The fact that a legit website could be taken down just by a big corporation claim, without any further third party or gubernamental investigation. Is indeed frightening.
They always talk about how giving coverage leads to copycats. Typically that has meant me getting pissed at the over coverage of mass shootings, but now I'm sitting here waiting like... Okay? Any day now? Maybe not.
The problem here is that's a weird response for them to go straight to the registrar.
If somebody posts copyrighted content on YouTube the offended party goes to YouTube don't ask the registrar to do anything. Contacting the registrar is the last resort not the first step.
Why ask the registrar to take down a subdomain of a website?
Those subdomains are not managed or controlled by the registrar, so all the registrar can do is either take down the entire domain or ask their client to take down the subdomain. In this case they asked their client, who took down the subdomain, after which the registrar took down the domain anyhow :D
For a single isolated offence, Brandshield's first action should have been to report the copyright infringement to itch.io and ask for a takedown of that content, instead they went directly to the registrar and falsely claimed that itch.io was a fraud & phishing site. I suspect that they falsely claim that it's about phishing and fraud, because otherwise registrars will not take down the site unless there is systematic copyright infringement (like a torrent site). And I suspect that brandshield goes directly to the registrar with their complaint, since that is easier to automate than finding the right contact info on a website.
So my take is that:
The registrar was in the wrong for taking down the domain after itch.io removed the problematic subdomain.
Brandshield is scum.
And Funko is in the wrong for using brandshield.

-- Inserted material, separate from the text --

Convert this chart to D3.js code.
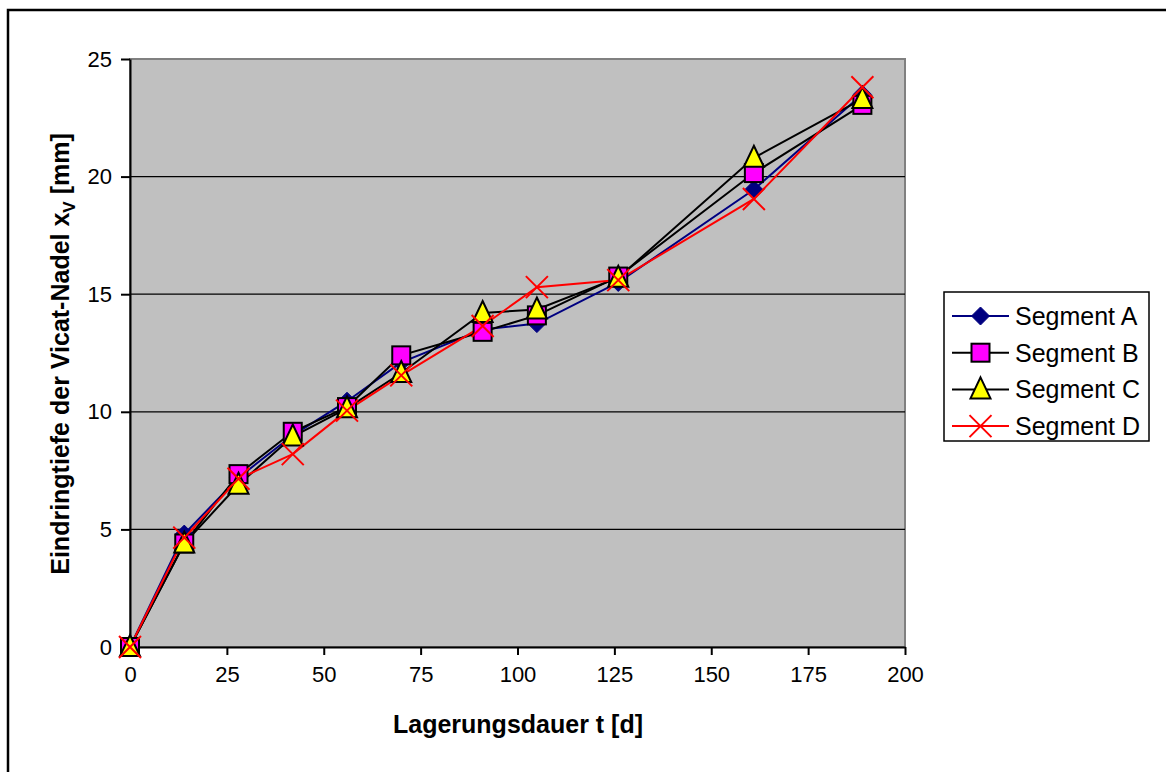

No real need for further answers from itch.io, nothing new has come to light.
Edit: while under the shower I realized that Brandshield's posts do contain some kind of news: Brandshield does not deny having used fraud & phishing as reason for the takedown request, thereby confirming that they did. Before we just had itch.io's retelling of the events, which might have been a misrepresentation by itch.io or due to a cock-up by the registrar, but because of the lack of denial by brandshield, we now have confirmation that it did happen like itch.io said.
Those subdomains are not managed or controlled by the registrar
I might be getting the terminology wrong, I've not had to work too closely with the specifics of subdomains in my career, lol. But you can definitely have blah.itch.io points to a different IP than itch.io and that's done through DNS. So if they suspected blah.itch.io to be a phishing site imitating Funko's site, it makes sense that they'd report it to the people controlling that.
And yeah, it looks like Itch does use sub domains for user pages instead of URL paths. https://xk.itch.io/ So if some user's page was trying to imitate Funk's site then I could see this line of thought. I'd need to see the page that was supposedly imitating and what it was imitating to really make a judgement call though.
I have two of them, from Mr. Robot, for decoration - just like I have other statues for the same purpose. I took them out of the box though, I don't get why anyone would do that.
It wouldn't be so bad if the AI engaged with a human at some point to confirm the action was both warranted and proportionate. Nope, apparently it's allowed to just do whatever the hell it wants, with literally zero oversight.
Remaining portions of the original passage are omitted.